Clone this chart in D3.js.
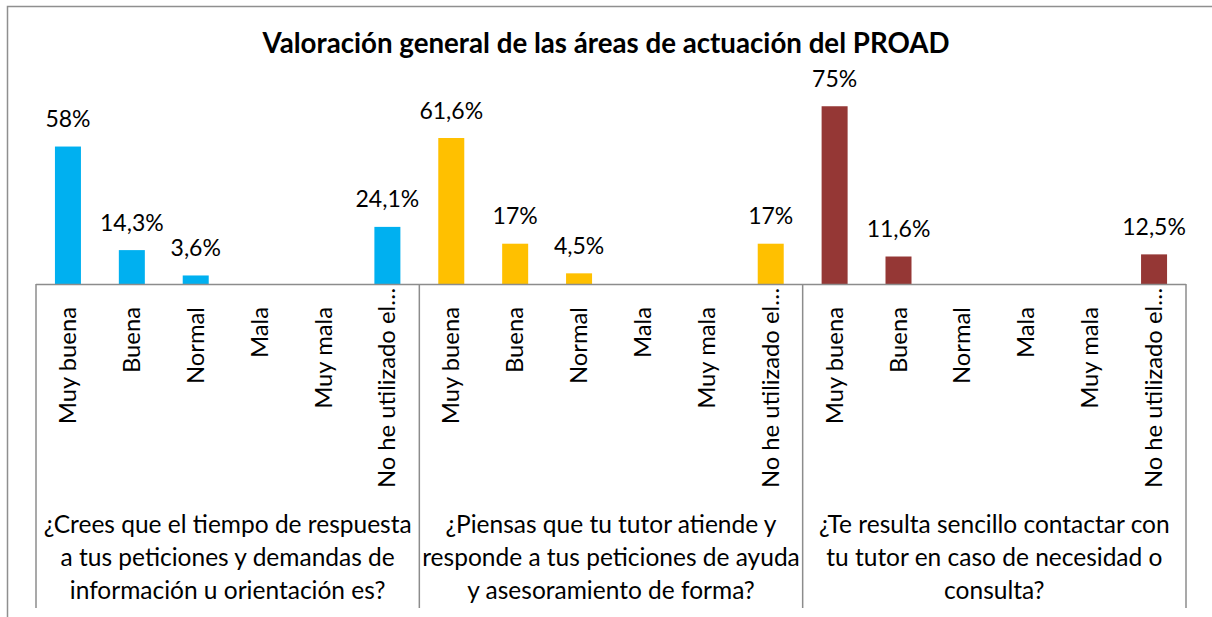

...

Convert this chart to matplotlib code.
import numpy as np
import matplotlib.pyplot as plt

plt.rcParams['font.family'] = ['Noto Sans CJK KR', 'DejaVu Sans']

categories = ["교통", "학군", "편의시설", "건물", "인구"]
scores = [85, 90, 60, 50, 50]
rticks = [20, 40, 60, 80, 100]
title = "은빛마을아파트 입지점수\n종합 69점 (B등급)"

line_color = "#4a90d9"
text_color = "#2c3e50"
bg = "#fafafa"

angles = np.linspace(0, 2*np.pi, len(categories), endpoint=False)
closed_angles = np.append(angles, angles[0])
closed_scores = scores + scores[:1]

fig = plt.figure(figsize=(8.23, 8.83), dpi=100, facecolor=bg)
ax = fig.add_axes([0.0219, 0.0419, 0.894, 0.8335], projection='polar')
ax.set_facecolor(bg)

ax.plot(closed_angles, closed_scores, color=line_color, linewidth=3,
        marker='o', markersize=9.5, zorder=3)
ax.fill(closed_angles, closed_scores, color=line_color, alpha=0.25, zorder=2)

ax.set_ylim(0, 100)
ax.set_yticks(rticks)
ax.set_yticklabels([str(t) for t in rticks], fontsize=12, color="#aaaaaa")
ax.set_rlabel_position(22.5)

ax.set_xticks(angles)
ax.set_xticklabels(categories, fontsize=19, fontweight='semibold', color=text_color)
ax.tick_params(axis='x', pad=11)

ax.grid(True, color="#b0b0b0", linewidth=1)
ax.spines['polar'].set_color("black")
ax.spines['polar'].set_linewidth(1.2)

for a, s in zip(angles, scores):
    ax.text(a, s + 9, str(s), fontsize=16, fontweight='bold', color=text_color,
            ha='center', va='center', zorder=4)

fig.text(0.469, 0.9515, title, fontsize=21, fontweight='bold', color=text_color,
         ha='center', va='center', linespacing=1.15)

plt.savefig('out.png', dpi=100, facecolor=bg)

TO DO>
Only the lines from the one containing "Convert this chart to matplotlib code." through the one containing "color=line_color, alpha=0.25, zorder=2)" are to be reproduced, exactly as they appear.

REPLY TO THE TASK>
Convert this chart to matplotlib code.
import numpy as np
import matplotlib.pyplot as plt

plt.rcParams['font.family'] = ['Noto Sans CJK KR', 'DejaVu Sans']

categories = ["교통", "학군", "편의시설", "건물", "인구"]
scores = [85, 90, 60, 50, 50]
rticks = [20, 40, 60, 80, 100]
title = "은빛마을아파트 입지점수\n종합 69점 (B등급)"

line_color = "#4a90d9"
text_color = "#2c3e50"
bg = "#fafafa"

angles = np.linspace(0, 2*np.pi, len(categories), endpoint=False)
closed_angles = np.append(angles, angles[0])
closed_scores = scores + scores[:1]

fig = plt.figure(figsize=(8.23, 8.83), dpi=100, facecolor=bg)
ax = fig.add_axes([0.0219, 0.0419, 0.894, 0.8335], projection='polar')
ax.set_facecolor(bg)

ax.plot(closed_angles, closed_scores, color=line_color, linewidth=3,
        marker='o', markersize=9.5, zorder=3)
ax.fill(closed_angles, closed_scores, color=line_color, alpha=0.25, zorder=2)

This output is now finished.